There are over 1,000 new apps created every day. But the market is hungry for more. In 2020, over 592 million apps were downloaded on a daily basis. Plus, the average American spends more time on their phone than they do watching television.
Those stats are astounding and prove that apps are now part of our daily lives.
Apps are amazing… when done correctly.
The problem is that most mobile apps suck.
They’re confusing, redundant, annoying, and a waste of time.
This is why most apps get deleted within seven days of being downloaded.
Will your app suffer the same fate?
In this post, we’ll cover the best practices for developing mobile apps from a UX perspective. These are the practices that most designers obviously aren’t employing, but if you do, you’ll achieve the ever-illusive app stickiness.
Want to create the best mobile UX design ever? Keep reading.
1. Be Consistent in Your Mobile UX Design
Consistency is the most important element to creating a user-friendly design. Once you introduce an element to your user, they begin to associate it with a specific action. The last thing you want to do is switch up those colors, calls to action, or controls, because it confuses the user. Choose specific jobs for each design element and keep them the same throughout your app.
You should also be consistent between your mobile experience and your website, if the user is meant to experience both.
2. Make It Easy to Use
If given the choice between impressive and easy, your user will always prefer easy. Don’t try to wow the user with fancy design. Instead, focus on creating an experience that’s easy to use.
3. Don’t Reinvent the Wheel
Most likely, your user will have some experience with using mobile apps. Instead of trying to teach your user how to operate a completely new app, rely on the familiar. Incorporate similar design experiences in your app so your user already knows what to expect.
Instead of inventing completely new experiences, look for ways to streamline common workflows.
4. Be Predictable
Predictability is good in mobile UX design. It goes hand in hand with intuitiveness. If your user can predict what will happen as a result of an action, they’ll become more confident and comfortable while using your app.
5. Avoid Making the User Think
Can apps truly be intuitive? Not really. None of us are born with the innate ability to upload TikToks or post snarky messages on Twitter.
However, you can make an app feel intuitive by reducing how much you ask the user to think. If the user simply “gets” your app because it makes sense, it will feel intuitive.
6. Show Large Text
You’re working with a small screen. Your text shouldn’t be small as well. Make your text larger to ensure readability.
7. Avoid Redundancy in Forms
Are you asking the user to input the same information over and over again? Why not store that information and then autocomplete it when needed? This reduces the strain that you put on your user so that they only need to add new information as required.
8. Validate Field Values Immediately
Don’t wait until the user gets to the end of the form before you notify them of an error. Instead, mark incorrect or incomplete values immediately so that your user knows exactly what you need from them.
9. Reduce Clutter in Your Mobile UX Design
Cognitive overload happens when we’re asked to do too much.
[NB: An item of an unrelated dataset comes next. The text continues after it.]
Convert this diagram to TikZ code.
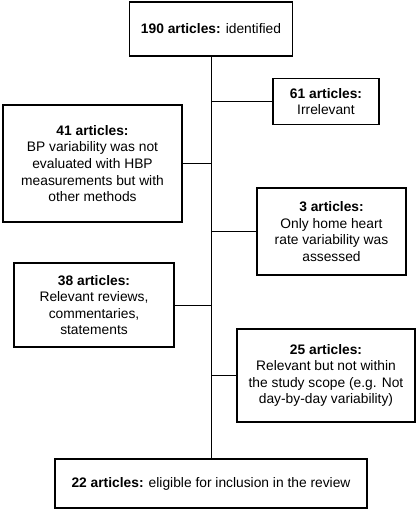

You’ll reduce cognitive overload and improve usability by reducing clutter. Get rid of any element (including content) in your app that doesn’t bring immediate value to your user.
10. Take It One Step at a Time
Instead of asking your user to do too many things at once, create a step by step workflow. This way, the user is only required to do one task at a time. This makes it easier for your user to navigate your mobile app, and to follow through on the desired course of action.
11. Customize the Keyboard
The keyboard should always match the required text.
For example, if you’re asking the user to input numbers, the keyboard should magically change to a numeric keyboard.
12. Help Your User Navigate Your App
Sprinkle helpful tips throughout the app for guidance, especially at potentially-confusing areas. If you know the user is likely to get hung up at a step, include a helpful note. Not sure where users may get confused? Check out your most frequently asked questions and support tickets to spot trouble areas.
13. Create Tap-able Mobile UX Design Controls
Design with the human thumb in mind. While some use their index finger, the size of your controls should accommodate the average thumb. Design controls with large touch areas, at least 10 mm in size.
Designing for mobile devices is no longer optional. Use the above tips to create a satisfying user experience online as well as over mobile devices.